If there is any reason we’ve been inundated with more and more remakes, I believe it is this: the blogs write about them ceaselessly. The hardest part of selling movies isn’t making good ones, it is getting people to show up at them – which means making people aware that they exist. Recently, a site run by a buddy of mine wrote up a story talking about an unmade remake purchased at a Cannes pre-sale. While dozens of films were no doubt bought and sold before Cannes officially opened, this was the one story the site ran about them. Why? Because it was a remake of a film he was familiar with. And like it or not, remakes bring reads.

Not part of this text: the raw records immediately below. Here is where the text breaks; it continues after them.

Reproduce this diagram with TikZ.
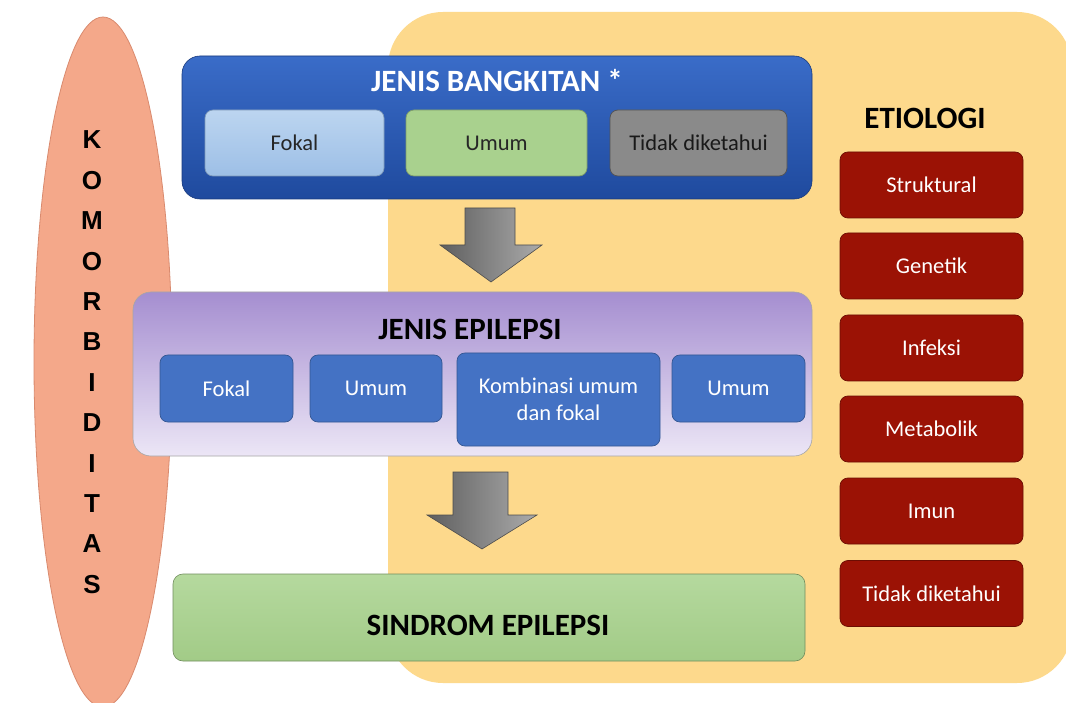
\documentclass[tikz,border=0pt]{standalone}
\usepackage{fontspec}
\setmainfont{Carlito}
\newfontfamily\komfont{Liberation Sans}
\usetikzlibrary{shapes.geometric}
\definecolor{orangebg}{HTML}{FDD98C}
\definecolor{komfill}{HTML}{F4A88A}
\definecolor{komdraw}{HTML}{D98A6E}
\definecolor{bluetop}{HTML}{3A6CC8}
\definecolor{bluebot}{HTML}{1F4A9E}
\definecolor{ltbluetop}{HTML}{BCD5F0}
\definecolor{ltbluebot}{HTML}{9DBFE6}
\definecolor{grn}{HTML}{A9D18E}
\definecolor{grntop}{HTML}{B5D99E}
\definecolor{grnbot}{HTML}{A2CB87}
\definecolor{gry}{HTML}{8A8A8A}
\definecolor{purtop}{HTML}{A58ED0}
\definecolor{purbot}{HTML}{ECE6F6}
\definecolor{pursub}{HTML}{4472C4}
\definecolor{redbox}{HTML}{9B1205}
\definecolor{arrdark}{HTML}{5F5F5F}
\definecolor{arrlight}{HTML}{ABABAB}
\begin{document}
\begin{tikzpicture}[x=1pt,y=-1pt,
  every node/.style={inner sep=0pt, outer sep=0pt},
  titletext/.style={font=\bfseries\fontsize{31}{36}\selectfont},
  subtext/.style={font=\fontsize{22.5}{28}\selectfont},
  subbox/.style={rounded corners=8pt, line width=0.7pt, minimum height=66pt},
  redstyle/.style={subbox, fill=redbox, draw=redbox!70!black, text=white, minimum width=183pt, subtext},
  pursubstyle/.style={subbox, fill=pursub, draw=pursub!75!black, text=white, subtext},
  letter/.style={font=\komfont\bfseries\fontsize{26}{28}\selectfont, text=black},
  blockarrow/.style={left color=arrdark, right color=arrlight, draw=arrdark!80!black, line width=0.6pt}
]
\useasboundingbox (0,0) rectangle (1066,703);
\fill[white] (0,0) rectangle (1066,703);

% etiology background
\node[fill=orangebg, rounded corners=55pt, minimum width=684pt, minimum height=671pt] (etbg) at (730,347.5) {};

% komorbiditas ellipse
\node[ellipse, fill=komfill, draw=komdraw, line width=0.8pt, minimum width=138pt, minimum height=690pt] (kom) at (103,362) {};
\foreach \L [count=\i from 0] in {K,O,M,O,R,B,I,D,I,T,A,S}
  \node[letter] (kl\i) at (92,{140+\i*40.4}) {\L};

% jenis bangkitan
\node[rounded corners=18pt, top color=bluetop, bottom color=bluebot, draw=bluebot!80!black, line width=0.6pt, minimum width=630pt, minimum height=143pt] (jb) at (497,127.5) {};
\node[titletext, text=white] (jbt) at (497,81) {JENIS BANGKITAN *};
\node[subbox, top color=ltbluetop, bottom color=ltbluebot, draw=ltbluebot!80!black, minimum width=179pt, subtext, text=black!85] (jb1) at (294.5,143) {Fokal};
\node[subbox, fill=grn, draw=grn!75!black, minimum width=181pt, subtext, text=black!85] (jb2) at (496.5,143) {Umum};
\node[subbox, fill=gry, draw=gry!60!black, minimum width=177pt, subtext, text=black!90] (jb3) at (698.5,143) {Tidak diketahui};

% arrow 1
\path[blockarrow] (465,208) -- (515,208) -- (515,245) -- (542,245) -- (491,282) -- (440,245) -- (465,245) -- cycle;

% jenis epilepsi
\node[rounded corners=18pt, top color=purtop, bottom color=purbot, draw=gray!70, line width=0.6pt, minimum width=679pt, minimum height=164pt] (je) at (472.5,374) {};
\node[titletext, text=black] (jet) at (470,329) {JENIS EPILEPSI};
\node[pursubstyle, minimum width=133pt, minimum height=67pt] (je1) at (226.5,388.5) {Fokal};
\node[pursubstyle, minimum width=132pt, minimum height=67pt] (je2) at (376,388.5) {Umum};
\node[pursubstyle, minimum width=203pt, minimum height=93pt] (je3) at (558.5,399.5) {};
\node[subtext, text=white, align=center] (je3t) at (558.5,399) {Kombinasi umum\\[-1pt]dan fokal};
\node[pursubstyle, minimum width=133pt, minimum height=67pt] (je4) at (738.5,388.5) {Umum};

% arrow 2
\path[blockarrow] (453,472) -- (508,472) -- (508,515) -- (537,515) -- (482,549) -- (427,515) -- (453,515) -- cycle;

% sindrom epilepsi
\node[rounded corners=10pt, top color=grntop, bottom color=grnbot, draw=grnbot!70!black, line width=0.6pt, minimum width=632pt, minimum height=87pt] (se) at (489,617.5) {};
\node[titletext, text=black] (set) at (488,625) {SINDROM EPILEPSI};

% etiologi
\node[titletext, text=black] (et) at (925,118) {ETIOLOGI};
\node[redstyle] (r1) at (931.5,185) {Struktural};
\node[redstyle] (r2) at (931.5,266) {Genetik};
\node[redstyle] (r3) at (931.5,348) {Infeksi};
\node[redstyle] (r4) at (931.5,429) {Metabolik};
\node[redstyle] (r5) at (931.5,511) {Imun};
\node[redstyle] (r6) at (931.5,593.5) {Tidak diketahui};
\end{tikzpicture}
\end{document}
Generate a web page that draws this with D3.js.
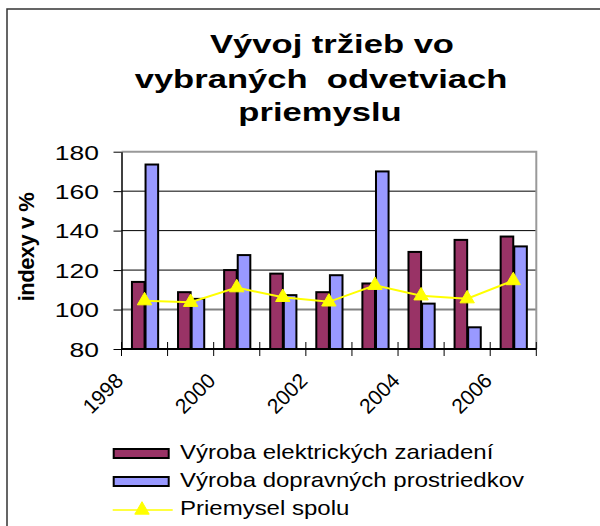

The web is driven by click culture. We make our money by having you click on stories. Whether you read the story or not is sometimes immaterial. We just need you to click it and see the advertising. When a website posts a story on a film announced by a director you’ve never heard of (most likely a commercial director) on an unknown topic, with a working title and the name of an attached screenwriter and a producer you should have heard of but don’t remember, there’s a good chance that you don’t care. So what, right? You have no idea what that is or what it will look like and you won't click the story. And unless a big name gets attached and some production photos get sent around, there’s a good chance you won’t hear about it again until it is set to come out – if at all.

A Nightmare on Elm StreetBut a remake is different. You know what the original film looked like. You know what that kind of movie is supposed to look like in this day and age. And like it or loathe it, the idea of it will get you to click the story to find out the details. While almost every blogger I know opines constantly about the steady stream of remakes, they are also the first to write up a story of their opinion on the announcement of the remake, the casting of the remake, the first stills of the remake, the marketing of the remake and the release strategy and opening weekend of the remake – both pre- and post-coverage. It is the golden goose of marketing. If you want to make a modestly budgeted film that gets talked about incessantly by those blogs that cater directly to alpha filmgoers, you make a remake. They can’t keep themselves from talking about it.

As much as the blogs hated the idea of A Nightmare on Elm Street  (until Jackie Earle Haley was aboard) and then hated the film when they reviewed it, they covered every single casting announcement and press release that came out of that thing. And guess which film made its production budget back off of its domestic opening weekend gross, shattering the opening weekend cume of every previous incarnation with Elm Street in the title?

If you stop talking about these films, you cut down on the awareness of these films; if you cut down the awareness of these films, you cut down the interest in these films; if you cut down interest in these films, you cut down the box office of these films; if you cut down the box office of these films, they will stop making them. It’s that simple. The blogs are where people are getting their movie news now. It’s okay to dislike remakes, but it is disingenuous to pay your bills with remake clicks with one hand while typing up how much you hate remakes with the other.

Stop writing about them or stop whining. It really is that simple.